▸ **Task goal**
Pictures stay out of this copy, which runs from the first line of the material through the line containing "import plotly.graph_objects as go".

--- --- ---

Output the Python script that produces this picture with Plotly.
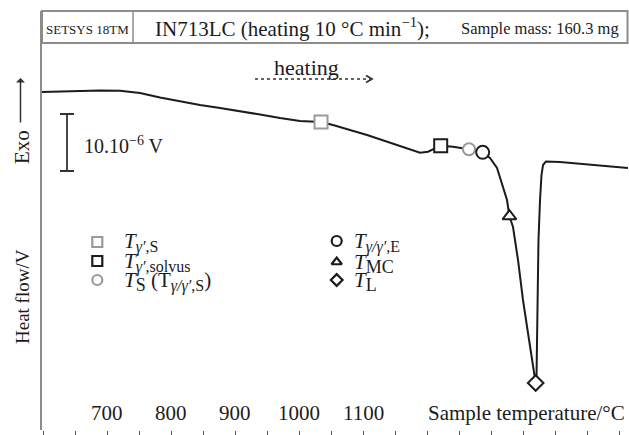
import plotly.graph_objects as go

# ---------------- data ----------------
temp_C = [598.4, 626.6, 657.8, 689.1, 720.3, 751.6, 782.8, 814.1, 845.3, 876.6,
          907.8, 939.1, 970.3, 1001.6, 1034.4, 1053.1, 1106.3, 1157.8, 1189.1, 1201.6,
          1215.6, 1221.4, 1240.6, 1265.6, 1287.0, 1298.4, 1309.4, 1317.2, 1325.0, 1328.8,
          1334.4, 1342.2, 1350.0, 1357.8, 1365.6, 1369.8, 1371.1, 1373.4, 1374.2, 1376.6,
          1378.9, 1381.3, 1385.9, 1407.8, 1443.8, 1478.1, 1514.1]
heat_flow_uV = [0.0, 0.09, 0.18, 0.26, 0.23, -0.18, -0.96, -1.67, -2.28, -2.81,
                -3.33, -3.95, -4.56, -5.09, -5.26, -5.79, -7.54, -9.47, -10.65, -10.47,
                -9.77, -9.42, -9.60, -10.05, -10.58, -11.58, -13.33, -15.96, -18.95, -21.8,
                -23.68, -29.47, -36.49, -42.28, -48.25, -51.05, -50.18, -36.49, -25.96, -18.95,
                -14.56, -12.81, -12.19, -12.28, -12.63, -12.98, -13.33]

def sub(txt, size):
    return f"<sub><span style='font-size:{size}px'>{txt}</span></sub>"

event_names = ["<i>T</i>" + sub("<i>γ′</i>,S", 16),
               "<i>T</i>" + sub("<i>γ′</i>,solvus", 16),
               "<i>T</i>" + sub("S", 18) + " (T" + sub("<i>γ/γ′</i>,S", 16) + ")",
               "<i>T</i>" + sub("<i>γ/γ′</i>,E", 16),
               "<i>T</i>" + sub("MC", 18),
               "<i>T</i>" + sub("L", 18)]
event_temp = [1034.4, 1221.4, 1265.6, 1287.0, 1328.8, 1369.8]
event_uV = [-5.26, -9.42, -10.05, -10.58, -21.8, -51.05]

tick_label_values = [700, 800, 900, 1000, 1100]
scale_bar_uV = 10

# ---------------- styling / layout helpers ----------------
W, H = 629, 435
ML, MR, MT, MB = 42, 1, 11, 5
FONT = "Liberation Serif, Times New Roman, DejaVu Serif, serif"
INK = "#1c1c1c"
GREY = "#9a9a9a"
FRAME = "#8c8c8c"

def px(x):
    return (x - ML) / (W - ML - MR)

def py(y):
    return (H - MB - y) / (H - MT - MB)

symbols = ["square", "square", "circle", "circle", "triangle-up", "diamond"]
colors = [GREY, INK, GREY, INK, INK, INK]
sizes = [13, 13, 12, 13, 12, 12]

fig = go.Figure()

# DTA curve
fig.add_trace(go.Scatter(x=temp_C, y=heat_flow_uV, mode="lines",
                         line=dict(color=INK, width=2), hoverinfo="skip",
                         showlegend=False))

# event markers
for name, t, v, s, c, sz in zip(event_names, event_temp, event_uV, symbols, colors, sizes):
    fig.add_trace(go.Scatter(x=[t], y=[v], mode="markers", showlegend=False,
                             marker=dict(symbol=s, size=sz, color="white",
                                         line=dict(color=c, width=2))))

# scale bar (10 µV) via error bar
sb_x = 700 + (67 - 107) / 0.64
sb_center = -(142.5 - 92) / 5.7
fig.add_trace(go.Scatter(x=[sb_x], y=[sb_center], mode="markers",
                         marker=dict(size=1, color="rgba(0,0,0,0)"),
                         error_y=dict(type="constant", value=scale_bar_uV / 2,
                                      color="#333", thickness=1.8, width=7),
                         showlegend=False, hoverinfo="skip"))

# legend keys (manual legend, overlay axes in plot-fraction units)
key_pos = [(97.3, 242), (97.3, 261), (97.3, 280), (336.7, 241), (336.7, 262), (336.7, 280)]
key_sizes = [10, 10, 10, 10, 9, 9]
for (kx, ky), s, c, ks in zip(key_pos, symbols, colors, key_sizes):
    fig.add_trace(go.Scatter(x=[px(kx)], y=[py(ky)], mode="markers", xaxis="x2", yaxis="y2",
                             marker=dict(symbol=s, size=ks, color="white",
                                         line=dict(color=c, width=2.2)),
                             showlegend=False, hoverinfo="skip"))

annotations = []
text_x = [122, 122, 122, 352, 352, 352]
for name, (kx, ky), tx in zip(event_names, key_pos, text_x):
    annotations.append(dict(x=px(tx), y=py(ky + 1), xref="paper", yref="paper",
                            text=name, showarrow=False, xanchor="left", yanchor="middle",
                            font=dict(family=FONT, size=21, color=INK)))

# x tick labels placed inside above the ticks
for v in tick_label_values:
    annotations.append(dict(x=v, y=py(413), xref="x", yref="paper", text=str(v),
                            showarrow=False, xanchor="center", yanchor="middle",
                            font=dict(family=FONT, size=21, color=INK)))
annotations.append(dict(x=px(627), y=py(413), xref="paper", yref="paper",
                        text="Sample temperature/°C", showarrow=False,
                        xanchor="right", yanchor="middle",
                        font=dict(family=FONT, size=21, color=INK)))

# y labels
annotations.append(dict(x=px(22), y=py(147), xref="paper", yref="paper", text="Exo",
                        textangle=-90, showarrow=False, xanchor="center", yanchor="middle",
                        font=dict(family=FONT, size=21, color=INK)))
annotations.append(dict(x=px(22), y=py(297), xref="paper", yref="paper", text="Heat flow/V",
                        textangle=-90, showarrow=False, xanchor="center", yanchor="middle",
                        font=dict(family=FONT, size=19, color=INK)))
annotations.append(dict(x=px(20.5), y=py(78), xref="paper", yref="paper", text="",
                        showarrow=True, ax=0, ay=46, arrowhead=1, arrowsize=1,
                        arrowwidth=1.5, arrowcolor="#333"))

# scale label
annotations.append(dict(x=px(82), y=py(145), xref="paper", yref="paper",
                        text="10.10<sup>−6</sup> V", showarrow=False,
                        xanchor="left", yanchor="middle",
                        font=dict(family=FONT, size=20, color=INK)))

# heating
annotations.append(dict(x=px(306), y=py(67), xref="paper", yref="paper", text="heating",
                        showarrow=False, xanchor="center", yanchor="middle",
                        font=dict(family=FONT, size=22, color=INK)))

# header box texts
annotations.append(dict(x=px(87.5), y=py(29), xref="paper", yref="paper", text="SETSYS 18TM",
                        showarrow=False, xanchor="center", yanchor="middle",
                        font=dict(family=FONT, size=13, color=INK)))
annotations.append(dict(x=px(153), y=py(27), xref="paper", yref="paper",
                        text="IN713LC (heating 10 °C min<sup>−1</sup>);",
                        showarrow=False, xanchor="left", yanchor="middle",
                        font=dict(family=FONT, size=21, color=INK)))
annotations.append(dict(x=px(459), y=py(28.5), xref="paper", yref="paper",
                        text="Sample mass: 160.3 mg",
                        showarrow=False, xanchor="left", yanchor="middle",
                        font=dict(family=FONT, size=16.5, color=INK)))

shapes = [
    dict(type="rect", xref="paper", yref="paper", x0=px(42), x1=px(627.5), y0=py(43), y1=py(11),
         line=dict(color=FRAME, width=2)),
    dict(type="line", xref="paper", yref="paper", x0=px(133), x1=px(133), y0=py(43), y1=py(11),
         line=dict(color=FRAME, width=1.5)),
    dict(type="line", xref="paper", yref="paper", x0=px(255), x1=px(370), y0=py(79), y1=py(79),
         line=dict(color="#333", width=1.6, dash="dot")),
    dict(type="path", xref="paper", yref="paper",
         path=f"M {px(366)},{py(75.5)} L {px(372)},{py(79)} L {px(366)},{py(82.5)}",
         line=dict(color="#333", width=1.8)),
]

x_lo = 700 + (ML - 107) / 0.64
x_hi = 700 + (W - MR - 107) / 0.64
y_hi = -(MT - 92) / 5.7
y_lo = -(H - MB - 92) / 5.7

fig.update_layout(
    width=W, height=H, autosize=False,
    margin=dict(l=ML, r=MR, t=MT, b=MB, pad=0),
    paper_bgcolor="white", plot_bgcolor="white",
    showlegend=False,
    xaxis=dict(range=[x_lo, x_hi], showgrid=False, zeroline=False, showline=False,
               ticks="outside", ticklen=5, tickwidth=1.3, tickcolor="#555",
               tick0=600, dtick=50, showticklabels=False, fixedrange=True),
    yaxis=dict(range=[y_lo, y_hi], showgrid=False, zeroline=False, showline=True,
               linecolor=FRAME, linewidth=2, ticks="", showticklabels=False,
               fixedrange=True),
    xaxis2=dict(range=[0, 1], overlaying="x", visible=False, fixedrange=True),
    yaxis2=dict(range=[0, 1], overlaying="y", visible=False, fixedrange=True),
    annotations=annotations,
    shapes=shapes,
)

fig.write_html("out.html")
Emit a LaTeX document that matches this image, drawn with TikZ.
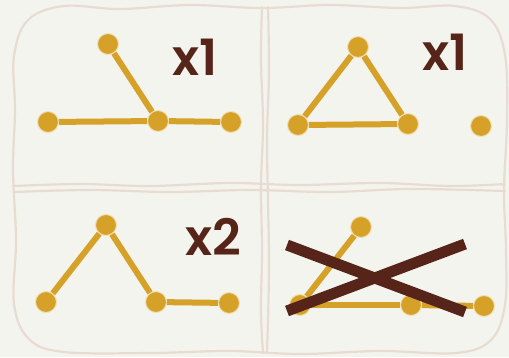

--- --- ---

▸ **Full answer**
Output the Python script that produces this picture with Plotly.
import plotly.graph_objects as go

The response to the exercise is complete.